## AVAILABLE DATA
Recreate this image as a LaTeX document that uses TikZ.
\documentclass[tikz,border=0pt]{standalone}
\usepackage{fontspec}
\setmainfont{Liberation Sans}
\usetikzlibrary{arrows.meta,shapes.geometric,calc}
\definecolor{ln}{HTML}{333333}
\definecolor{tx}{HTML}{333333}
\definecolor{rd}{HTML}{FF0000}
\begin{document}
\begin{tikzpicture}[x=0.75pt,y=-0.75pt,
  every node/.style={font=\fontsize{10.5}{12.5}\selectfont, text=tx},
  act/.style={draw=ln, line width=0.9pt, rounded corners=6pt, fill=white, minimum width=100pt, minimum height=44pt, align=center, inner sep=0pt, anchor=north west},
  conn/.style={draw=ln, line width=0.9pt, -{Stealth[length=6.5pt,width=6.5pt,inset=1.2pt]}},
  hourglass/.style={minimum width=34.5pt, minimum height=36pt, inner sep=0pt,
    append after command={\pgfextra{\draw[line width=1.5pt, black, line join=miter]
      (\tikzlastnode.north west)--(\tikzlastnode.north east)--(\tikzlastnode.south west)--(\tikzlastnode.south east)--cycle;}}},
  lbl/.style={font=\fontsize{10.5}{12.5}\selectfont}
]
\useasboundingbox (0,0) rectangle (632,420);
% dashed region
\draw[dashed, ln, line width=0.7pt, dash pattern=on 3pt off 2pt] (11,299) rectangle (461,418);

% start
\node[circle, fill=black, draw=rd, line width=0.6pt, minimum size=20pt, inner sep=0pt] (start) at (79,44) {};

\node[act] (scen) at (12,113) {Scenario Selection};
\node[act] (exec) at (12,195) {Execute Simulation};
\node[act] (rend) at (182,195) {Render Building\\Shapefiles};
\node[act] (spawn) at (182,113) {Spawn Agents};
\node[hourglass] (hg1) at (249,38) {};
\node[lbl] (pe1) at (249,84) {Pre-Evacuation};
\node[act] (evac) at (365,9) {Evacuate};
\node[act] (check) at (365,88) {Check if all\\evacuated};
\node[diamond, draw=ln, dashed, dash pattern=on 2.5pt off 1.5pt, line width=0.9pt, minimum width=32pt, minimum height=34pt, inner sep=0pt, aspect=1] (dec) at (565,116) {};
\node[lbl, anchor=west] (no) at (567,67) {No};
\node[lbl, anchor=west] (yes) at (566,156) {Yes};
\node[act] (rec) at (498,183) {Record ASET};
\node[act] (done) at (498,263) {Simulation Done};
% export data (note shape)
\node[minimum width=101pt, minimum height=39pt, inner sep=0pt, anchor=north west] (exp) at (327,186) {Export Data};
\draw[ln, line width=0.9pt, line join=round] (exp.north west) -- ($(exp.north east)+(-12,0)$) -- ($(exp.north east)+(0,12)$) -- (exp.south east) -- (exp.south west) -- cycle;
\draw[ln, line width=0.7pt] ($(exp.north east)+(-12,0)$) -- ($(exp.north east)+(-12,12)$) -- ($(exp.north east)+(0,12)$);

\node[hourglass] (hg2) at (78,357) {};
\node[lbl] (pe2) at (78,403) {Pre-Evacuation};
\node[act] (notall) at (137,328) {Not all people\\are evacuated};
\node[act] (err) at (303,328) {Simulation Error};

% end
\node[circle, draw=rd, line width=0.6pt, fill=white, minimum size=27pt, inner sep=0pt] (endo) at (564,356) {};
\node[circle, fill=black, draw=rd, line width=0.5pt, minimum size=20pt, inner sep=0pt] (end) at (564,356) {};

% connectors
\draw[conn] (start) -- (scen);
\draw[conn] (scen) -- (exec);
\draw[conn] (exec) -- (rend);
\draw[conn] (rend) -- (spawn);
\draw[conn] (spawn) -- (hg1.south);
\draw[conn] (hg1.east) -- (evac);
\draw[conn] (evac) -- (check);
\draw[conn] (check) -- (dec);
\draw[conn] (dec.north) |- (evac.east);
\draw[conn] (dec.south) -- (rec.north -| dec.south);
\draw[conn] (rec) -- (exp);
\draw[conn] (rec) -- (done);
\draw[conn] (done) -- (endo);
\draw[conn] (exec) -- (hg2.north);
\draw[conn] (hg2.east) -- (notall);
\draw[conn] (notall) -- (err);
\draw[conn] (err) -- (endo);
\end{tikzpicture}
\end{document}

## BRIEF
Each line from the start of the listing above through the line containing "line width=0.6pt, minimum" should be copied exactly, please, with no other lines added.

## COMPLETE OUTPUT
Recreate this image as a LaTeX document that uses TikZ.
\documentclass[tikz,border=0pt]{standalone}
\usepackage{fontspec}
\setmainfont{Liberation Sans}
\usetikzlibrary{arrows.meta,shapes.geometric,calc}
\definecolor{ln}{HTML}{333333}
\definecolor{tx}{HTML}{333333}
\definecolor{rd}{HTML}{FF0000}
\begin{document}
\begin{tikzpicture}[x=0.75pt,y=-0.75pt,
  every node/.style={font=\fontsize{10.5}{12.5}\selectfont, text=tx},
  act/.style={draw=ln, line width=0.9pt, rounded corners=6pt, fill=white, minimum width=100pt, minimum height=44pt, align=center, inner sep=0pt, anchor=north west},
  conn/.style={draw=ln, line width=0.9pt, -{Stealth[length=6.5pt,width=6.5pt,inset=1.2pt]}},
  hourglass/.style={minimum width=34.5pt, minimum height=36pt, inner sep=0pt,
    append after command={\pgfextra{\draw[line width=1.5pt, black, line join=miter]
      (\tikzlastnode.north west)--(\tikzlastnode.north east)--(\tikzlastnode.south west)--(\tikzlastnode.south east)--cycle;}}},
  lbl/.style={font=\fontsize{10.5}{12.5}\selectfont}
]
\useasboundingbox (0,0) rectangle (632,420);
% dashed region
\draw[dashed, ln, line width=0.7pt, dash pattern=on 3pt off 2pt] (11,299) rectangle (461,418);

% start
\node[circle, fill=black, draw=rd, line width=0.6pt, minimum size=20pt, inner sep=0pt] (start) at (79,44) {};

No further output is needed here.